Director: Michel Franco
Writer: Michel Franco
Cast: Naian González Norvind, Fernando Cuautle, Mónica Del Carmen, Diego Boneta, Eligio Meléndez
Producers: Michel Franco, Eréndira Núñez Larios, Cristina Velasco
Music: Cormac Roth
Cinematography: Yves Cape
Editor: Óscar Figueroa, Michel Franco
Running time: 88mins
What’s the story: As an upper-class family celebrates their daughter’s marriage in Mexico City, civil unrest spills over the walls and into their mansion house.
What’s the verdict: Tim Roth’s healthcare worker in Chronic. Ana Valeria Becerril’s pregnant 17-year-old in April’s Daughter. Michel Franco makes movies about people quietly making sacrifices to get by.
The volume of New Order comes as a shock then, slamming audiences into their seats. A bleak but riveting tale of revolution and power, characters here do not make sacrifices but have sacrifices forced upon them.
Franco opens his movie with random, abstract images of unrest and violence. Green and red abound, be it green paint hurled in protest or red blood spattered across bodies.
These are also the colours of the Mexican flag, and this is as subtle as Franco gets in his vision of a nation about to explode. But New Order is an all-too recognisable reflection of current global turmoil, stunning the Venice Film Festival into awarding it the Grand Jury Prize.

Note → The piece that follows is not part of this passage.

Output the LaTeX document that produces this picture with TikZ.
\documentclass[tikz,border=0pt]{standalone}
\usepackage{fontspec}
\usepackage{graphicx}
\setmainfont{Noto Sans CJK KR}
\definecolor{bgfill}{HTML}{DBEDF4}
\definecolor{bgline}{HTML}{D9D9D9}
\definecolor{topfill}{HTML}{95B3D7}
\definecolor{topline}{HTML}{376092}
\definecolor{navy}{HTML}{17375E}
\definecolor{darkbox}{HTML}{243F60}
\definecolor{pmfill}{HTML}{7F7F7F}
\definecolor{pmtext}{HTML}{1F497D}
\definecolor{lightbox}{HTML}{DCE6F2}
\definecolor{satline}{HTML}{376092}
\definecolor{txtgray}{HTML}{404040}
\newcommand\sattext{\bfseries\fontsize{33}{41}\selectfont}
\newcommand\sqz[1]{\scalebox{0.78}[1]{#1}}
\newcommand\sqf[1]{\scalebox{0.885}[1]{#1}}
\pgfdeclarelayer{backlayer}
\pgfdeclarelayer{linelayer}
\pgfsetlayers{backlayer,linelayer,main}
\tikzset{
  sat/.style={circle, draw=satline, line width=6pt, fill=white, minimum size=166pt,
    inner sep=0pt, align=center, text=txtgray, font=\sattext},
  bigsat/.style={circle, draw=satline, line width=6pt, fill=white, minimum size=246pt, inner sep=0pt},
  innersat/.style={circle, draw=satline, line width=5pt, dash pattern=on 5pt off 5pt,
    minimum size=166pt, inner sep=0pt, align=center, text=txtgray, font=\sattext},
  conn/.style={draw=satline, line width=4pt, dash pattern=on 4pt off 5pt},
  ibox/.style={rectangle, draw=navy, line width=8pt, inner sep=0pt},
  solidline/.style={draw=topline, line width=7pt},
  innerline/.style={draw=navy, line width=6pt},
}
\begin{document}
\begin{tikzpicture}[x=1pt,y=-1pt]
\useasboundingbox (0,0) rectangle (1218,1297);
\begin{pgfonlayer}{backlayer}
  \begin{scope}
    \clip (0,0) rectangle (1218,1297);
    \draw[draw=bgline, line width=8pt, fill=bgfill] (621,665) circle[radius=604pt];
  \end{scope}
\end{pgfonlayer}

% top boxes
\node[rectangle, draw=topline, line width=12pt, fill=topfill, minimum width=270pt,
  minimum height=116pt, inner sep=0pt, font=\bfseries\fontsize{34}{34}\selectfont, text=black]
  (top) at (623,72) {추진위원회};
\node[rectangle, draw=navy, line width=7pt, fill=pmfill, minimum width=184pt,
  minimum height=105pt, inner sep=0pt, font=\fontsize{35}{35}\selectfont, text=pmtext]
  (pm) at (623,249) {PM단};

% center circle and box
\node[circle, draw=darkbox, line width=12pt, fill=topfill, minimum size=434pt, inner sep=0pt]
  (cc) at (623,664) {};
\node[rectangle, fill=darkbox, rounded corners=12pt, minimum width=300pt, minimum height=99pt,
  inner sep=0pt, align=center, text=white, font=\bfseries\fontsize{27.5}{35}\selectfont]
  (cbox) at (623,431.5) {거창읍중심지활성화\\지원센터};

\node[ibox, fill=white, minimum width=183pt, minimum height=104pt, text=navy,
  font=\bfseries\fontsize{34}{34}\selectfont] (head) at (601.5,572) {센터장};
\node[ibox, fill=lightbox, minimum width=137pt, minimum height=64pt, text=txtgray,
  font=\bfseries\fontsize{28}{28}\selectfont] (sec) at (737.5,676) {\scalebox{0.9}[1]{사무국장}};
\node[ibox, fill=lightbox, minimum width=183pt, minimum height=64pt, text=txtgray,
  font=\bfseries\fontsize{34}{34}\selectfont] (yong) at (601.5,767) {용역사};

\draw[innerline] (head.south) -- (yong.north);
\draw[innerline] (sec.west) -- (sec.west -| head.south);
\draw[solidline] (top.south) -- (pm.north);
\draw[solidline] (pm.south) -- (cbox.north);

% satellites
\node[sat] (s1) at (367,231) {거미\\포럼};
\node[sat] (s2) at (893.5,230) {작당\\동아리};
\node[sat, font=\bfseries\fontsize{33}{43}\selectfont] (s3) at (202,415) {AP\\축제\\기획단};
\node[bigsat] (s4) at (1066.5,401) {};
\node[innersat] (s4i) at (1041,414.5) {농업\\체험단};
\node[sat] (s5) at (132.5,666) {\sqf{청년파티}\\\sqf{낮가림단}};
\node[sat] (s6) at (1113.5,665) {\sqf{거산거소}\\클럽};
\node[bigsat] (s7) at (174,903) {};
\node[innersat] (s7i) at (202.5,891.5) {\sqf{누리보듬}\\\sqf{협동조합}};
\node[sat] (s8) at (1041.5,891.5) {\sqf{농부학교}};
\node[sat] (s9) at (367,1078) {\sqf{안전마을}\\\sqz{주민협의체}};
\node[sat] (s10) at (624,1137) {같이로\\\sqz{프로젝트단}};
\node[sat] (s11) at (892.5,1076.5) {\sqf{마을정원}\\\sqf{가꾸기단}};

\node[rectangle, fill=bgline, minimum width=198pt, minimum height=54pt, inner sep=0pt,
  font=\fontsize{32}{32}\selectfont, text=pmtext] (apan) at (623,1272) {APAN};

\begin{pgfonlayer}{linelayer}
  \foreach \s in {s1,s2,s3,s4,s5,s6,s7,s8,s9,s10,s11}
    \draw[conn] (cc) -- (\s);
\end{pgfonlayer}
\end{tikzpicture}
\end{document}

After the striking opening, the writer/director leaves the unease to simmer. After a hospital is cleared to make space for injured protesters, the aged Rolando (Meléndez) is forced to take his gravely ill wife home.
He visits the opulent home of a past employer to borrow money for his wife’s private healthcare, but leaves with a fraction of what’s required. Appalled at her parent’s callousness, compassionate newlywed Marianne (Norvind) leaves her wedding party to drive his wife to hospital.
Lucky for her, as protesters then scale the walls of mum and dad’s house.
For those well-versed in zombie movies (by now everyone?), there is a grim humour in how Franco uses horror cinema tropes to escalate tension. Characters celebrate in the foreground, while military trucks pass behind them. Reports of violence are heard on car radios. One guest arrives injured, “bloodied” with green paint, which elsewhere emerges from a tap.
When the violence erupts it is swift and brutal, not discriminating in favour of apparently lead characters. Expectations that New Order will depict the 1% withstanding an invading horde while realising wealth discrepancy is a modern ill are decisively undercut.
Midway through Franco shifts attention to the uprising’s chaotic aftermath. The city is cut in two between an unscrupulous military elite eying a coup d’état and revolutionaries snatching wealthy hostages, including Marianne. Held for huge ransoms, these hostages are subjected to a Dantesque inferno of terror and brutality, frequently difficult to watch.
Trapped in the middle are Marianne’s driver Cristian (Cuautle) and his mother Marta (Del Carmen). Forced to act as go-betweens, they ferry ransom demands to Marianne’s privileged, distrustful brother Daniel (Boneta).
Franco and cinematographer Yves Cape take their visual style from the 24-hour news cycle. But New Order’s view of revolution carries none of the fiery idealism of the Occupy movement or Extinction Rebellion. Instead the film looks back to revolutions gone by, seeing power corrupt anyone it touches.
Keeping all this from being unwatchably grim is the ruthless efficiency with which Franco tells his (horror) story. At a brisk 88-minutes, events propel forward at an inexorable clip with scant regard for those cut down. Occasionally the director holds on an event, such as a single shot scene in which terrified women are interrogated by revolutionaries. But these moments prove just as harrowing.
Chanelling Cuaron’s Children of Men, Pasolini’s Salo and Haneke’s Happy Ending, New Order is a ferocious snapshot of the world five minutes into the future.